I’m starting to hear (from a few ex-MCFers in contact with current MCFers) that ‘MCF (Melbourne Christian Fellowship) is changing’.
Is that true? Is it possible?
Of course it would be wonderful if MCF was changing for the better (from their behaviour described in this blog). And of course I’ve got no idea from outside whether that’s the case or not.
But MCFers are saying:
We’re changing . .Multiple MCFers to ex-MCFers
we’re no longer ‘like that’ . . harsh . . etc
Wow, that would be great!
Maybe it’s true.
But . .
. . for true change, there must be repentance, admissions and apologies . . and restitution made.
As far as I know neither Helen Pomery or Simon Doyle or Thanomere or . . this author have had apologies made or restitutions made. And neither have any of the other scores of families.
When David Bonham, Laurie Holland and their side-kicks pay up, I’ll let you know. We are owed hundreds of thousands of dollars by those cowardly men, and ourselves owe this to banks and other organizations because of what MCF did to us over three decades.
So, being nice to MCF groupies and family members is one thing (and doubtful anyway).
If Richard Kaa Snr’s apology from the pulpit a year or so ago (that I read the transcript of) is anything to go by, their change is an utterly pathetic and meaningless change designed to suck in the poor unleavables who are married into it or want to be.
Actually admitting what you’ve done to REAL victims, and doing it publically. And making restitution, that’s another thing.
The stupid thing is there’s probably only 10 or 20 families at MCF and BCF that would actually say we desire or need monetary restitution. XCF could cover that with a couple of million bucks hopefully (since at least in my case, I’m discounting the damages by a factor of 100).
The rest would just like a public apology.
One thought on “Is MCF (Melbourne Christian Fellowship) changing?”
I agree with Paul.
In my circles of XSCFers the same comment. “Oh we have changed now, we aren’t like that. You just have to forgive and move on.”

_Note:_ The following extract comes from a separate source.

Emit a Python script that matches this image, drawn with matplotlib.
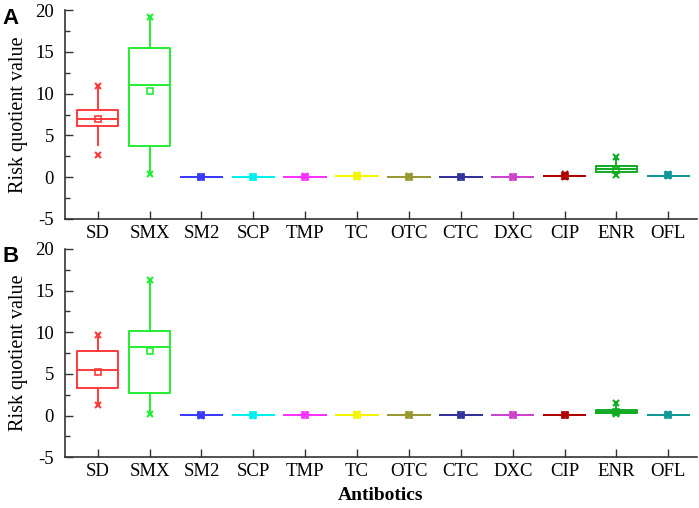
import matplotlib
matplotlib.use("Agg")
import matplotlib.pyplot as plt
from matplotlib.ticker import MultipleLocator

categories = ["SD", "SMX", "SM2", "SCP", "TMP", "TC", "OTC", "CTC", "DXC", "CIP", "ENR", "OFL"]
colors = ["#ff3b3b", "#22ee33", "#3a3aff", "#00f0f0", "#ff33ff", "#f5f500",
          "#999933", "#333399", "#cc44cc", "#b00000", "#11aa22", "#119999"]

# Panel A statistics
a_q1 = [6.07, 3.7, 0.02, 0.02, 0.05, 0.15, 0.05, 0.03, 0.03, 0.10, 0.60, 0.18]
a_med = [7.02, 11.07, 0.02, 0.02, 0.05, 0.15, 0.05, 0.03, 0.03, 0.10, 0.96, 0.18]
a_q3 = [8.06, 15.5, 0.02, 0.02, 0.05, 0.15, 0.05, 0.03, 0.03, 0.10, 1.32, 0.18]
a_mean = [7.0, 10.3, 0.02, 0.02, 0.08, 0.2, 0.06, 0.04, 0.04, 0.12, 0.84, 0.25]
a_wlo = [3.8, 0.45, 0.02, 0.02, 0.05, 0.15, 0.05, 0.03, 0.03, 0.10, 0.3, 0.18]
a_whi = [10.5, 19.1, 0.02, 0.02, 0.05, 0.15, 0.05, 0.03, 0.03, 0.10, 2.2, 0.18]
a_min = [2.7, 0.4, 0.01, 0.01, 0.02, 0.05, 0.02, 0.01, 0.01, 0.05, 0.24, 0.10]
a_max = [10.95, 19.2, 0.05, 0.05, 0.2, 0.3, 0.1, 0.06, 0.06, 0.35, 2.4, 0.4]

# Panel B statistics
b_q1 = [3.33, 2.7, 0.01, 0.01, 0.02, 0.05, 0.03, 0.02, 0.02, 0.04, 0.28, 0.08]
b_med = [5.48, 8.17, 0.01, 0.01, 0.02, 0.05, 0.03, 0.02, 0.02, 0.04, 0.48, 0.08]
b_q3 = [7.74, 10.16, 0.01, 0.01, 0.02, 0.05, 0.03, 0.02, 0.02, 0.04, 0.68, 0.08]
b_mean = [5.28, 7.7, 0.01, 0.01, 0.03, 0.08, 0.03, 0.03, 0.02, 0.05, 0.42, 0.08]
b_wlo = [1.3, 0.25, 0.01, 0.01, 0.02, 0.05, 0.03, 0.02, 0.02, 0.04, 0.22, 0.08]
b_whi = [9.7, 16.2, 0.01, 0.01, 0.02, 0.05, 0.03, 0.02, 0.02, 0.04, 1.3, 0.08]
b_min = [1.27, 0.2, 0.0, 0.0, 0.01, 0.02, 0.01, 0.01, 0.01, 0.02, 0.2, 0.05]
b_max = [9.72, 16.3, 0.03, 0.03, 0.08, 0.15, 0.05, 0.1, 0.05, 0.1, 1.5, 0.15]

plt.rcParams['font.family'] = ['Liberation Serif', 'DejaVu Serif']
plt.rcParams['axes.unicode_minus'] = False

fig = plt.figure(figsize=(6.99, 5.08), dpi=100)
axA = fig.add_axes([0.093, 0.569, 0.904, 0.411])
axB = fig.add_axes([0.093, 0.100, 0.904, 0.410])

positions = list(range(1, len(categories) + 1))


def draw(ax, q1, med, q3, mean, wlo, whi, mn, mx):
    for i, p in enumerate(positions):
        st = [dict(q1=q1[i], med=med[i], q3=q3[i], whislo=wlo[i], whishi=whi[i],
                   fliers=[], label=categories[i])]
        c = colors[i]
        ax.bxp(st, positions=[p], widths=0.8, showcaps=False, showfliers=False,
               boxprops=dict(color=c, linewidth=1.4),
               medianprops=dict(color=c, linewidth=1.4),
               whiskerprops=dict(color=c, linewidth=1.4),
               manage_ticks=False)
        ax.plot([p], [mean[i]], marker='s', markersize=4.5, markerfacecolor='none',
                markeredgecolor=c, markeredgewidth=1.2, linestyle='none')
        ax.plot([p, p], [mn[i], mx[i]], marker='x', markersize=4.5,
                markeredgecolor=c, markeredgewidth=1.5, linestyle='none')
    ax.set_xlim(0.37, 12.55)
    ax.set_ylim(-5, 20)
    ax.set_xticks(positions)
    ax.set_xticklabels(categories, fontsize=13.5)
    ax.yaxis.set_major_locator(MultipleLocator(5))
    ax.yaxis.set_minor_locator(MultipleLocator(2.5))
    ax.tick_params(axis='y', which='major', direction='in', length=6, width=1,
                   labelsize=13.5, colors='#333333', labelcolor='black', pad=8)
    ax.tick_params(axis='y', which='minor', direction='in', length=3.5, width=1,
                   colors='#333333')
    ax.tick_params(axis='x', which='major', direction='in', length=6, width=1,
                   colors='#333333', labelcolor='black', pad=4)
    for s in ['top', 'right']:
        ax.spines[s].set_visible(False)
    for s in ['left', 'bottom']:
        ax.spines[s].set_color('#333333')
        ax.spines[s].set_linewidth(1.2)
    ax.set_ylabel("Risk quotient value", fontsize=14.5, labelpad=5)


draw(axA, a_q1, a_med, a_q3, a_mean, a_wlo, a_whi, a_min, a_max)
draw(axB, b_q1, b_med, b_q3, b_mean, b_wlo, b_whi, b_min, b_max)
axB.set_xlabel("Antibotics", fontsize=14, fontweight='bold', labelpad=5)

fig.text(0.003, 0.985, "A", fontsize=16, fontweight='bold', family='Liberation Sans',
         va='top', ha='left')
fig.text(0.003, 0.515, "B", fontsize=16, fontweight='bold', family='Liberation Sans',
         va='top', ha='left')

fig.savefig("out.png", dpi=100)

While I fully understand the importance of forgiveness. Christian Fellowship use the word to absolve themselves of accountability. When told to ‘just forgive’ I responded with why they have not apologised. Offering forgiveness to someone that doesn’t want it doesn’t work. Without genuine humility and repentance from the perpetrator, offering someone forgiveness that doesn’t want it just re traumatises the victim as they are further discredited. Victims can genuinely forgive without saying ‘I forgive you’ to the perpetrator but it will invole the support of a trained councilor.
Without lack of evidence someone or the group of CF have changed they are simply wanting to be resolved because their conscious is eating away at them.
When I left the CF I had to go through a very painful process of going to the people I hurt personally and apologising very spefically for what I had done to them. It is the most humiliating thing to put yourself completely in the mercy of someone else.
A appology from the pulpit is just smoke and mirrors it’s to general.
Jesus said it’s easier for a camel to pass through the eye of a needle than for a rich man to enter into heaven. CF leaders have grown fat and wealthy through abuse, power and control. While I know the literal meaning of this passage is about a camel going through a hole in the wall. I like to think of it quite literally of the impossibility of a camel going through a sewing needle, as the likelyhood of any CF leader eating humble pie and actually apologising for the damage they have caused.